Cool man good luck! I have my first bottled water brew fermenting right now as well. It's just a tip I picked up from another user - can't take credit for it myself, but the philosophy is pretty sound to me at least - if you like the taste of the bottled water you use, you're most likely going to like the beer. (and vice versa if you have crummy tasting tap water like I do).
 
Use it for cooking or as a rinse for swmbo's hair in the shower. Some one here on HBT once said that a beer shouldn't go down the drain unless it has passed over a naked woman first!

Unless you need the keg or bottles what's the harm in riding it out?
 
After 2 weeks if it still taste bad just dump it, there's no reason to drink bad beer if you don't have too, chock it up as a learning mistake and try again.
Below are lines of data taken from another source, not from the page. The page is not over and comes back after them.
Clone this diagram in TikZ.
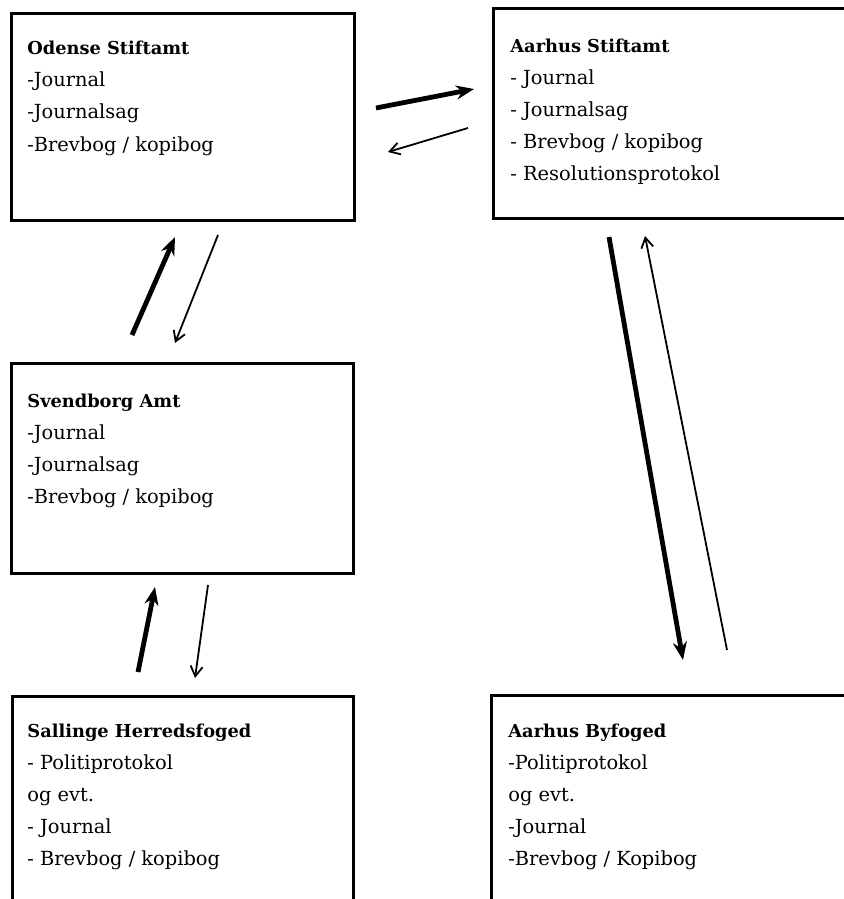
\documentclass[tikz,border=0pt]{standalone}
\usepackage{fontspec}
\setmainfont{DejaVu Serif}
\usetikzlibrary{arrows.meta}

\newcommand{\office}[1]{{\fontsize{8.9}{16}\selectfont\bfseries #1}}

\tikzset{
  box/.style={draw, line width=1.5pt, anchor=north west, inner sep=0},
  txt/.style={anchor=base west, inner sep=0, font=\fontsize{9.7}{16}\selectfont},
  heavy/.style={line width=2.4pt, -{Stealth[length=9pt,width=7pt]}},
  light/.style={line width=0.9pt, -{Straight Barb[length=5pt,width=6pt]}},
}

\begin{document}
\begin{tikzpicture}[x=0.5pt,y=-0.5pt]
    \clip (0,0) rectangle (844,899);
    \fill[white] (0,0) rectangle (844,899);

    % the five offices
    \node[box, minimum width=171.5pt, minimum height=103.5pt] (ode) at (10,12) {};
    \node[box, minimum width=180pt, minimum height=105pt] (aas) at (492,7) {};
    \node[box, minimum width=171pt, minimum height=105pt] (sve) at (10,362) {};
    \node[box, minimum width=170.5pt, minimum height=115pt] (sal) at (11,695) {};
    \node[box, minimum width=180pt, minimum height=115pt] (aby) at (490,694) {};

    \node[txt] (odetxt) at (27,55) {%
      \begin{tabular}[t]{@{}l@{}}
      \office{Odense Stiftamt}\\
      -Journal\\
      -Journalsag\\
      -Brevbog / kopibog\\
      \end{tabular}%
    };
    \node[txt] (aastxt) at (510,53) {%
      \begin{tabular}[t]{@{}l@{}}
      \office{Aarhus Stiftamt}\\
      - Journal\\
      - Journalsag\\
      - Brevbog / kopibog\\
      - Resolutionsprotokol\\
      \end{tabular}%
    };
    \node[txt] (svetxt) at (27,407) {%
      \begin{tabular}[t]{@{}l@{}}
      \office{Svendborg Amt}\\
      -Journal\\
      -Journalsag\\
      -Brevbog / kopibog\\
      \end{tabular}%
    };
    \node[txt] (saltxt) at (27,737) {%
      \begin{tabular}[t]{@{}l@{}}
      \office{Sallinge Herredsfoged}\\
      - Politiprotokol\\
      og evt.\\
      - Journal\\
      - Brevbog / kopibog\\
      \end{tabular}%
    };
    \node[txt] (abytxt) at (508,737) {%
      \begin{tabular}[t]{@{}l@{}}
      \office{Aarhus Byfoged}\\
      -Politiprotokol\\
      og evt.\\
      -Journal\\
      -Brevbog / Kopibog\\
      \end{tabular}%
    };

    % arrow ends
    \coordinate (odeout) at (376,108);
    \coordinate (aasin)  at (474,89);
    \coordinate (aasout) at (468,128);
    \coordinate (odein)  at (388,152);
    \coordinate (sveup)  at (132,335);
    \coordinate (odetop) at (175,237);
    \coordinate (odedn)  at (218,235);
    \coordinate (svebot) at (175,343);
    \coordinate (aasdn)  at (609,237);
    \coordinate (abyin)  at (683,660);
    \coordinate (abyout) at (727,650);
    \coordinate (aasup)  at (645,236);
    \coordinate (salup)  at (138,672);
    \coordinate (svein)  at (155,587);
    \coordinate (svedn)  at (208,585);
    \coordinate (salin)  at (195,678);

    \draw[heavy] (odeout) -- (aasin);
    \draw[light] (aasout) -- (odein);
    \draw[heavy] (sveup) -- (odetop);
    \draw[light] (odedn) -- (svebot);
    \draw[heavy] (aasdn) -- (abyin);
    \draw[light] (abyout) -- (aasup);
    \draw[heavy] (salup) -- (svein);
    \draw[light] (svedn) -- (salin);
\end{tikzpicture}
\end{document}
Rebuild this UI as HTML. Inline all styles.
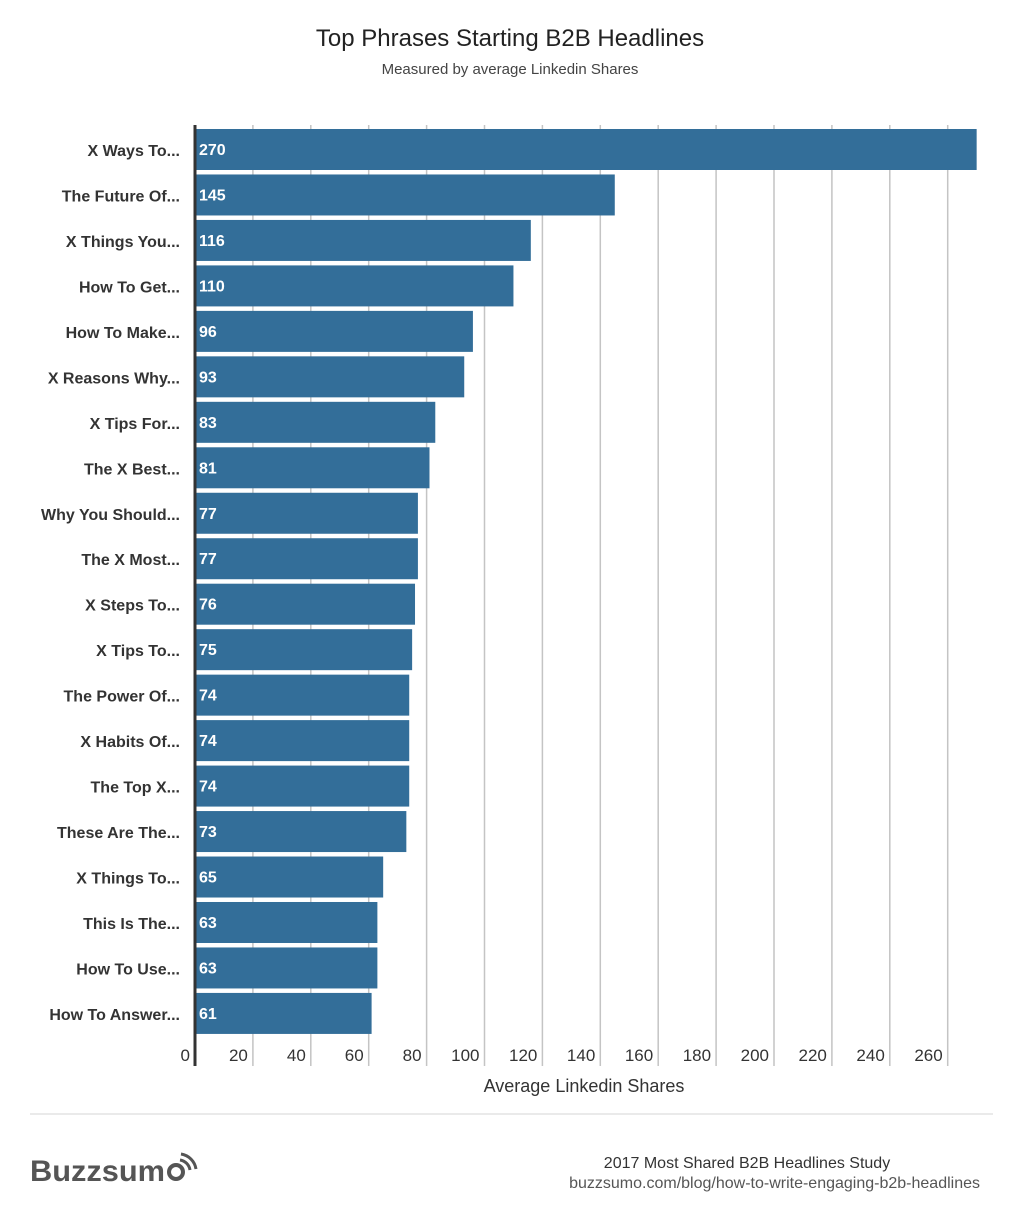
<!DOCTYPE html><html><head><meta charset="utf-8"><style>body{margin:0;background:#fff}svg{display:block}text{font-family:"Liberation Sans",sans-serif}</style></head><body>
<svg width="1024" height="1228" xmlns="http://www.w3.org/2000/svg">
<rect width="1024" height="1228" fill="#fff"/>
<text x="510" y="46" font-size="24" text-anchor="middle" fill="#222">Top Phrases Starting B2B Headlines</text>
<text x="510" y="74" font-size="15" text-anchor="middle" fill="#444">Measured by average Linkedin Shares</text>
<g stroke="#c4c4c4" stroke-width="1.5" id="grid"></g>
<g id="bars"></g>
<line x1="195" y1="125" x2="195" y2="1066" stroke="#333" stroke-width="3"/>
<text x="584" y="1092" font-size="18" text-anchor="middle" fill="#333">Average Linkedin Shares</text>
<line x1="30" y1="1114" x2="993" y2="1114" stroke="#e4e4e4" stroke-width="1.5"/>
<text x="30" y="1181" font-size="30" font-weight="bold" fill="#555" textLength="135" lengthAdjust="spacingAndGlyphs">Buzzsum</text>
<circle cx="176" cy="1172" r="7" fill="none" stroke="#555" stroke-width="4"/>
<path d="M180 1160 a12 12 0 0 1 10 10 M181 1154 a18 18 0 0 1 15 15" fill="none" stroke="#555" stroke-width="3"/>
<text x="747" y="1168" font-size="16" text-anchor="middle" fill="#333">2017 Most Shared B2B Headlines Study</text>
<text x="980" y="1188" font-size="16" text-anchor="end" fill="#555">buzzsumo.com/blog/how-to-write-engaging-b2b-headlines</text>
</svg>
<script>
const d=[["X Ways To...",270],["The Future Of...",145],["X Things You...",116],["How To Get...",110],["How To Make...",96],["X Reasons Why...",93],["X Tips For...",83],["The X Best...",81],["Why You Should...",77],["The X Most...",77],["X Steps To...",76],["X Tips To...",75],["The Power Of...",74],["X Habits Of...",74],["The Top X...",74],["These Are The...",73],["X Things To...",65],["This Is The...",63],["How To Use...",63],["How To Answer...",61]];
const NS="http://www.w3.org/2000/svg",sx=2.895,x0=195;
const g=document.getElementById('grid'),b=document.getElementById('bars');
function el(p,t,a,txt){const e=document.createElementNS(NS,t);for(const k in a)e.setAttribute(k,a[k]);if(txt!=null)e.textContent=txt;p.appendChild(e);return e;}
for(let v=20;v<=260;v+=20){const x=x0+v*sx;el(g,'line',{x1:x,y1:125,x2:x,y2:1066});}
for(let v=0;v<=260;v+=20){const x=x0+v*sx;el(b,'text',{x:x-5,y:1061,'font-size':17,'text-anchor':'end',fill:'#333'},v);}
d.forEach((r,i)=>{const y=129+i*45.47;el(b,'rect',{x:x0,y:y,width:r[1]*sx,height:41,fill:'#336e99'});
el(b,'text',{x:199,y:y+26,'font-size':16,'font-weight':'bold',fill:'#fff'},r[1]);
el(b,'text',{x:180,y:y+27,'font-size':16,'font-weight':'bold','text-anchor':'end',fill:'#333'},r[0]);});
</script>
</body></html>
Failure is the best teacher.
 
Everyone is saying water, which I would totally agree is a possibility. It's pretty easy to go with RO water bought from a store and generally doesn't cost much (stores like Walmart often have a kiosk where you can refill jugs for an even lower price - I get 8 gallons of RO water for around $3 and know of a place that's kinda out of the way where I could get that much for less than $2...cheap insurance that a batch won't turn out bad because of water).
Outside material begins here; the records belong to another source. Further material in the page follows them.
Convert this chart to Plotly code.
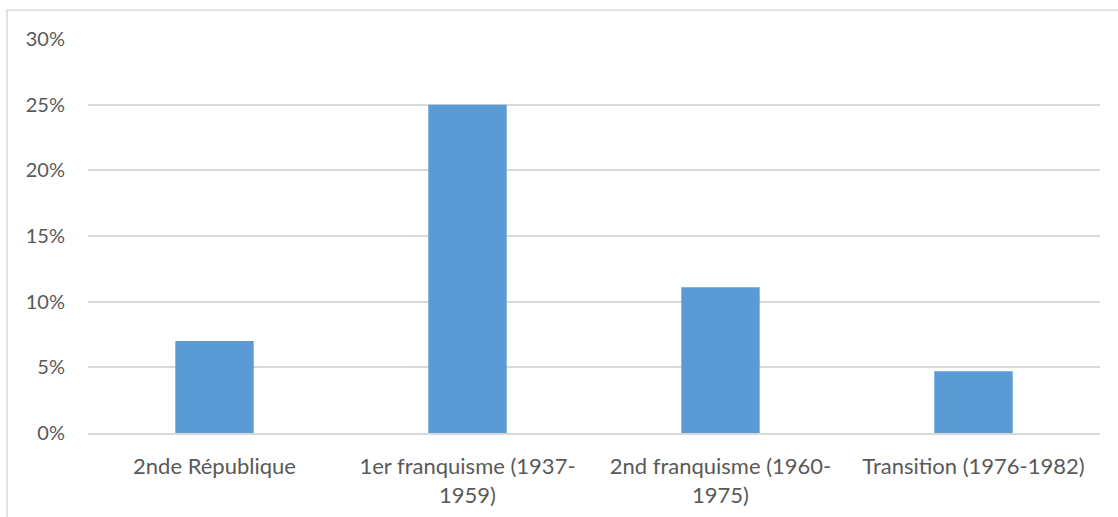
import plotly.graph_objects as go

# Share of each period (fraction)
periods = [
    "2nde République",
    "1er franquisme (1937-<br>1959)",
    "2nd franquisme (1960-<br>1975)",
    "Transition (1976-1982)",
]
shares = [0.070, 0.250, 0.111, 0.047]

y_ticks = [0, 0.05, 0.10, 0.15, 0.20, 0.25, 0.30]
y_tick_labels = ["0%", "5%", "10%", "15%", "20%", "25%", "30%"]

W, H = 1118, 517
ML, MR, MT, MB = 88, 18, 39, 84
plot_w = W - ML - MR
plot_h = H - MT - MB

font_family = "Lato, Open Sans, sans-serif"
text_color = "#595959"

fig = go.Figure(
    go.Bar(
        x=periods,
        y=shares,
        marker=dict(color="#5B9BD5", line=dict(width=0)),
        width=0.31,
        hoverinfo="skip",
    )
)

# outer chart frame, expressed in paper coordinates
fig.add_shape(
    type="rect",
    xref="paper", yref="paper",
    x0=(7 - ML) / plot_w, x1=(W + 10 - ML) / plot_w,
    y0=-(H + 10 - MT - plot_h) / plot_h, y1=(H - MB - 10) / plot_h,
    line=dict(color="#D9D9D9", width=1.5),
    fillcolor="rgba(0,0,0,0)",
    layer="below",
)

fig.update_layout(
    width=W, height=H,
    margin=dict(l=ML, r=MR, t=MT, b=MB),
    paper_bgcolor="white",
    plot_bgcolor="white",
    showlegend=False,
    font=dict(family=font_family, size=21, color=text_color),
    bargap=0.69,
)

fig.update_xaxes(
    showgrid=False,
    showline=True,
    linecolor="#D9D9D9",
    linewidth=1.5,
    ticks="",
    ticklabelstandoff=13,
    tickfont=dict(size=22, color=text_color),
    automargin=False,
    fixedrange=True,
)
fig.update_yaxes(
    range=[0, 0.30],
    tickvals=y_ticks,
    ticktext=y_tick_labels,
    showgrid=True,
    gridcolor="#D9D9D9",
    gridwidth=1.5,
    zeroline=False,
    showline=False,
    ticks="",
    ticklabelstandoff=22,
    tickfont=dict(size=20, color=text_color),
    automargin=False,
    fixedrange=True,
)

fig.write_html("out.html")
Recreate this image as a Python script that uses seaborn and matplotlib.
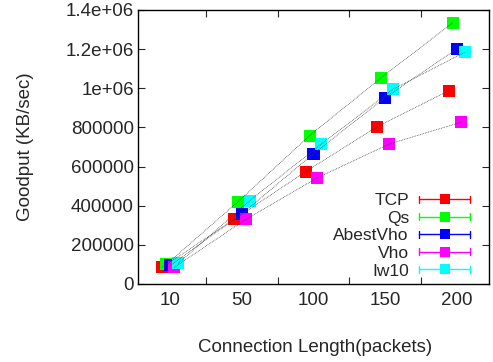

However, another possibility that I haven't really seen mentioned, other than ferment temperatures, is yeast. I've found if I use S-04 (a popular yeast and one that should work very well in a porter), temp control is desperately important. Anything above low 60s and it's just plain nasty - and I've gotten a metallic flavor from a porter fermented in the high 60s. If you used S-04 and it got too warm, it could be that as well, not just the water. At one time I vowed I'd never touch S-04 again but then I gave it one more shot, keeping it around 62 for the first 3-4 days of fermentation for an IPA, and it turned out great. So be aware if you used that yeast, IMO it HAS to be kept cool, moreso than other dry yeasts.